=== DIRECTIONS FOR THIS TASK ===
Reproduce, word for word, the span of lines starting at the line holding "Generate a Python" and ending at the line holding "ax = fig.add_axes([0.145, 0.232, 0.849, 0.75])". Omit every picture.

=== EXTRACTED DATA ===
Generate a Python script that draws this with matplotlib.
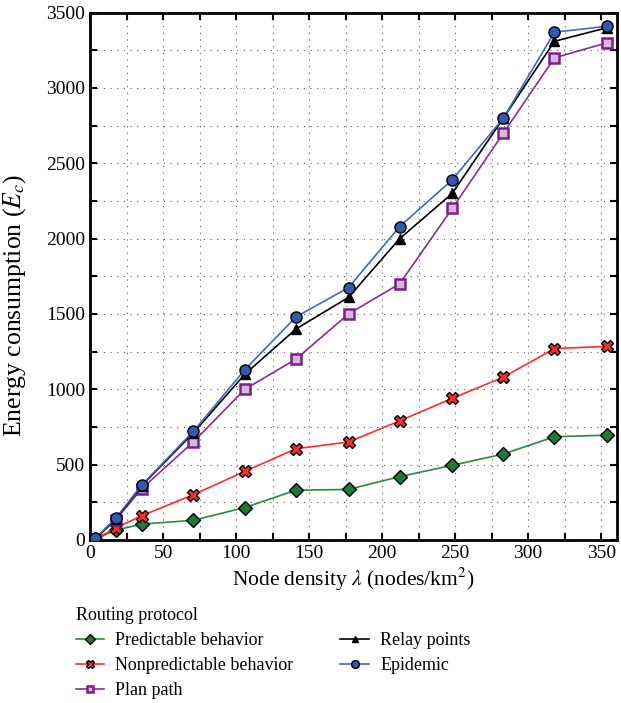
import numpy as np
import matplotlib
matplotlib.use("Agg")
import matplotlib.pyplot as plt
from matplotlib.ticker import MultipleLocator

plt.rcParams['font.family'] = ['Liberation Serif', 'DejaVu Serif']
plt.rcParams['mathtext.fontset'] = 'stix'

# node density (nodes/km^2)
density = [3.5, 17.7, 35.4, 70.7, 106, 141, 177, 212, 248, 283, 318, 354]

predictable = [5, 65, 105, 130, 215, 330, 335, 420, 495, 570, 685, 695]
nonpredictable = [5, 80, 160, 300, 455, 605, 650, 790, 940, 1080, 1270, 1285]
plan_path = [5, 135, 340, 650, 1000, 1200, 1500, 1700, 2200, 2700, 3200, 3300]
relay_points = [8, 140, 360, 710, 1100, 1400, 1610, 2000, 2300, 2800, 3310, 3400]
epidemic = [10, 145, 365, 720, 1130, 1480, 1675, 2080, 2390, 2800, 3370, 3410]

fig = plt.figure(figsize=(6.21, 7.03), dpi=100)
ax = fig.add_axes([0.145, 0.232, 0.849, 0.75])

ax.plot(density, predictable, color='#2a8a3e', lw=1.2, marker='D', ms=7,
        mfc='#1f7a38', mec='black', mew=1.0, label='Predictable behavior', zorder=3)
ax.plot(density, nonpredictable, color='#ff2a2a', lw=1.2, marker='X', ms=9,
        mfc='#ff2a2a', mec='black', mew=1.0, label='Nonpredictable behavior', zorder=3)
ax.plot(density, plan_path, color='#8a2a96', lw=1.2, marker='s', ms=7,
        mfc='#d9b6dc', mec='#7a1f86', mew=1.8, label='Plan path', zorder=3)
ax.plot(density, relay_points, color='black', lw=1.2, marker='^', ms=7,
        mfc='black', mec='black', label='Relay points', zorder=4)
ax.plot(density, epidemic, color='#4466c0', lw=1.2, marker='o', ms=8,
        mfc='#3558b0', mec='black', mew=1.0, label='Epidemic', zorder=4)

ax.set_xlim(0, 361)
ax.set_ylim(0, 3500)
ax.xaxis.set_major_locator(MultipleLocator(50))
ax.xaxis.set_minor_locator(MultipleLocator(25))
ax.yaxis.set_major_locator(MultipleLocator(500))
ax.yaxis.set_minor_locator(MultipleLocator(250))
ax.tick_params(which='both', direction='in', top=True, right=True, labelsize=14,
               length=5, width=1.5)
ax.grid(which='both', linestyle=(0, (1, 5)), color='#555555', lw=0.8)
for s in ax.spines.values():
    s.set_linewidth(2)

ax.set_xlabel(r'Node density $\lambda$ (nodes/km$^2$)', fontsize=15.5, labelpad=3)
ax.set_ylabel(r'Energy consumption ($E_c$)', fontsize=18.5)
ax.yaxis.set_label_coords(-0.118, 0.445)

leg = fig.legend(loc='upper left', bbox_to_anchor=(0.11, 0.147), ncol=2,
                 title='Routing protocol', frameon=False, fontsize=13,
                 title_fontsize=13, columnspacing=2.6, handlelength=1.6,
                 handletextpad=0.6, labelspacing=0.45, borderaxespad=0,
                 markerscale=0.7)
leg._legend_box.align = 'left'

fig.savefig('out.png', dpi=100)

...

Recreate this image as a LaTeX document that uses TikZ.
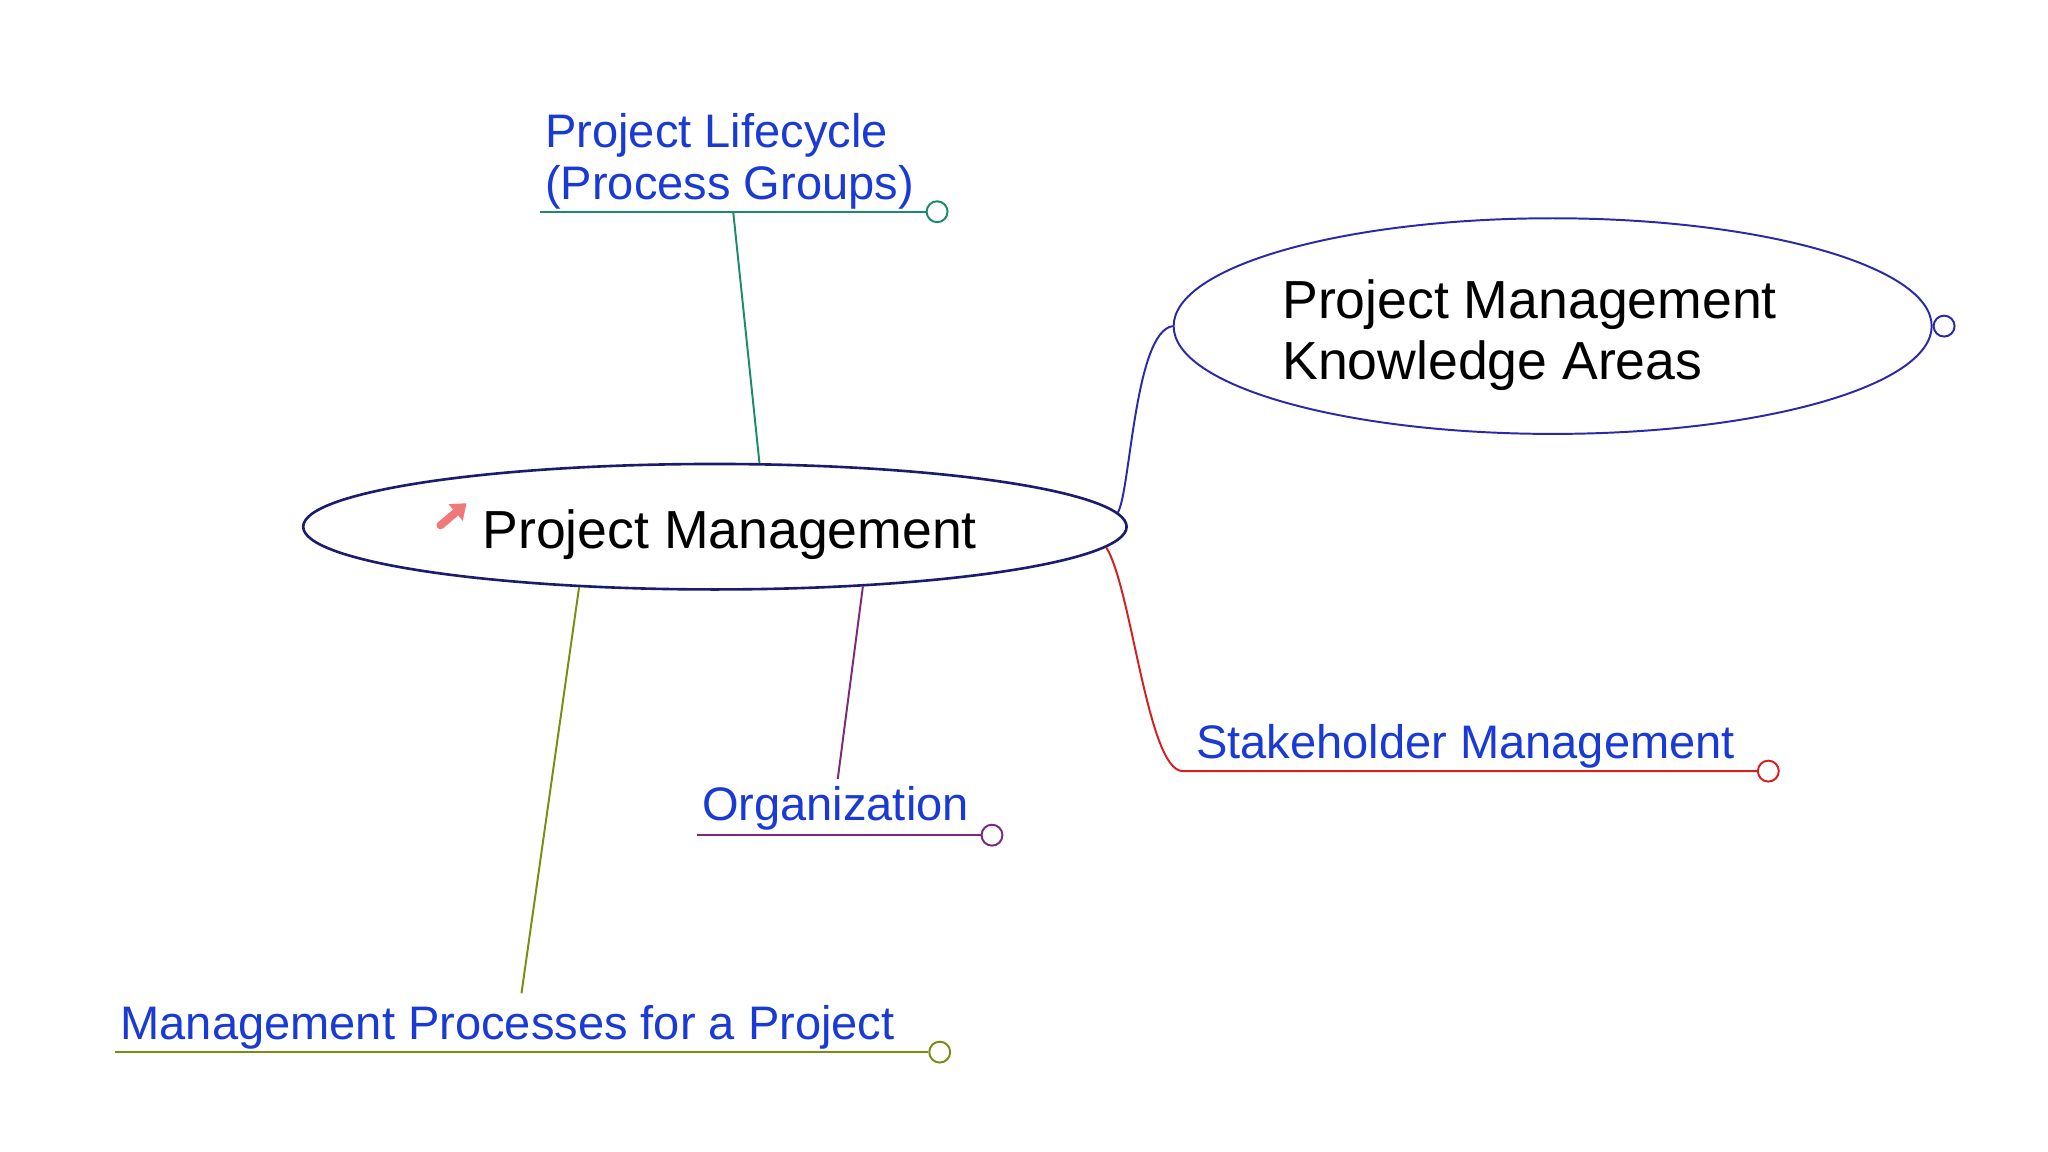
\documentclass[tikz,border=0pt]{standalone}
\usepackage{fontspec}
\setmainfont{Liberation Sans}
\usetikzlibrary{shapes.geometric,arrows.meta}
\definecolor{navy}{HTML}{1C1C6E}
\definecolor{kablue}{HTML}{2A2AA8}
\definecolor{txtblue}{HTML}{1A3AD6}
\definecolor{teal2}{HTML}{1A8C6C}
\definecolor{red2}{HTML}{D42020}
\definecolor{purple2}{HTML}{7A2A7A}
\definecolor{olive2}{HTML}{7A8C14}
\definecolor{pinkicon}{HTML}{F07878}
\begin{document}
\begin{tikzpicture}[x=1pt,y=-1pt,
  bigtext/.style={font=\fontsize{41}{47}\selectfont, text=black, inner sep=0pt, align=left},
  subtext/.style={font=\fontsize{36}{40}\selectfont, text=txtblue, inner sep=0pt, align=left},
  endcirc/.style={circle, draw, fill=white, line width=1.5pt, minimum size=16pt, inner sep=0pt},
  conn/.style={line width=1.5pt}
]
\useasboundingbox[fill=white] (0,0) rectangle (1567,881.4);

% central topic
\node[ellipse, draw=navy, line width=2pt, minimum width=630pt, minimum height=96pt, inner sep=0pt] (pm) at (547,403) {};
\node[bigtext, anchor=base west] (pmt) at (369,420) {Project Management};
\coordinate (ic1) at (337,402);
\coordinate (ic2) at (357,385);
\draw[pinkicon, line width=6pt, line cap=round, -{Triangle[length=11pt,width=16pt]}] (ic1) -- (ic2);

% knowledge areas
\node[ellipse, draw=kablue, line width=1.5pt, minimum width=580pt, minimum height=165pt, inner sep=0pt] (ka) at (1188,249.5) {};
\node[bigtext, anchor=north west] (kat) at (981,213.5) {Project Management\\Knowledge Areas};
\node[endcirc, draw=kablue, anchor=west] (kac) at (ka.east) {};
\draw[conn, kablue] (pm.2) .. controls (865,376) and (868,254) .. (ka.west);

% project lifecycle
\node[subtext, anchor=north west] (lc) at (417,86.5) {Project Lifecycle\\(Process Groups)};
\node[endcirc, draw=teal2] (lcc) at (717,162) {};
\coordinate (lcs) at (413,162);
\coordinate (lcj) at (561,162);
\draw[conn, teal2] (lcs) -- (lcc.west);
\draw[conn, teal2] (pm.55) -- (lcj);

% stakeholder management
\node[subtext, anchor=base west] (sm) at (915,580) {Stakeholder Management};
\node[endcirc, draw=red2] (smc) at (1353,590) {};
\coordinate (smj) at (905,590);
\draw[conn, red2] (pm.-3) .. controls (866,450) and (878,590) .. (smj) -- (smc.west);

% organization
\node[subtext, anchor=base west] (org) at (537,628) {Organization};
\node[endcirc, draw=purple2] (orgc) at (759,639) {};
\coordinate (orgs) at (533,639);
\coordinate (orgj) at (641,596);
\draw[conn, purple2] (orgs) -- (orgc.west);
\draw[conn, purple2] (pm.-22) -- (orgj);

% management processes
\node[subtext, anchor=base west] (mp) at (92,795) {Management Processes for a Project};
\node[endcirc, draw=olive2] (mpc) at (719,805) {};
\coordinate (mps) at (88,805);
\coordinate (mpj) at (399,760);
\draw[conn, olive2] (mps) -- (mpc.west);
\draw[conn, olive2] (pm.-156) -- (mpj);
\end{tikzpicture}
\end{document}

...

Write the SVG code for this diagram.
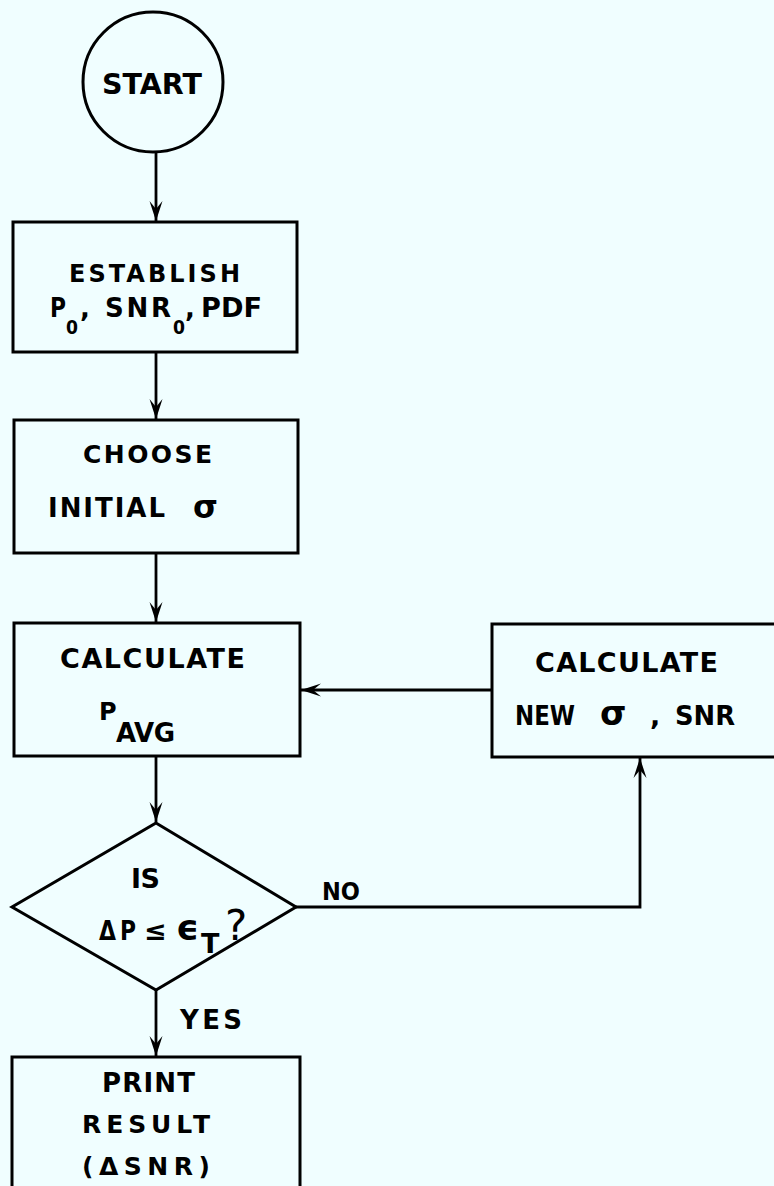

=== TASK RESPONSE ===
Generate a Python script that draws this with matplotlib.
import numpy as np
import matplotlib
matplotlib.use("Agg")
import matplotlib.pyplot as plt
from matplotlib.ticker import MultipleLocator

plt.rcParams['font.family'] = ['Liberation Serif', 'DejaVu Serif']
plt.rcParams['mathtext.fontset'] = 'stix'

# node density (nodes/km^2)
density = [3.5, 17.7, 35.4, 70.7, 106, 141, 177, 212, 248, 283, 318, 354]

predictable = [5, 65, 105, 130, 215, 330, 335, 420, 495, 570, 685, 695]
nonpredictable = [5, 80, 160, 300, 455, 605, 650, 790, 940, 1080, 1270, 1285]
plan_path = [5, 135, 340, 650, 1000, 1200, 1500, 1700, 2200, 2700, 3200, 3300]
relay_points = [8, 140, 360, 710, 1100, 1400, 1610, 2000, 2300, 2800, 3310, 3400]
epidemic = [10, 145, 365, 720, 1130, 1480, 1675, 2080, 2390, 2800, 3370, 3410]

fig = plt.figure(figsize=(6.21, 7.03), dpi=100)
ax = fig.add_axes([0.145, 0.232, 0.849, 0.75])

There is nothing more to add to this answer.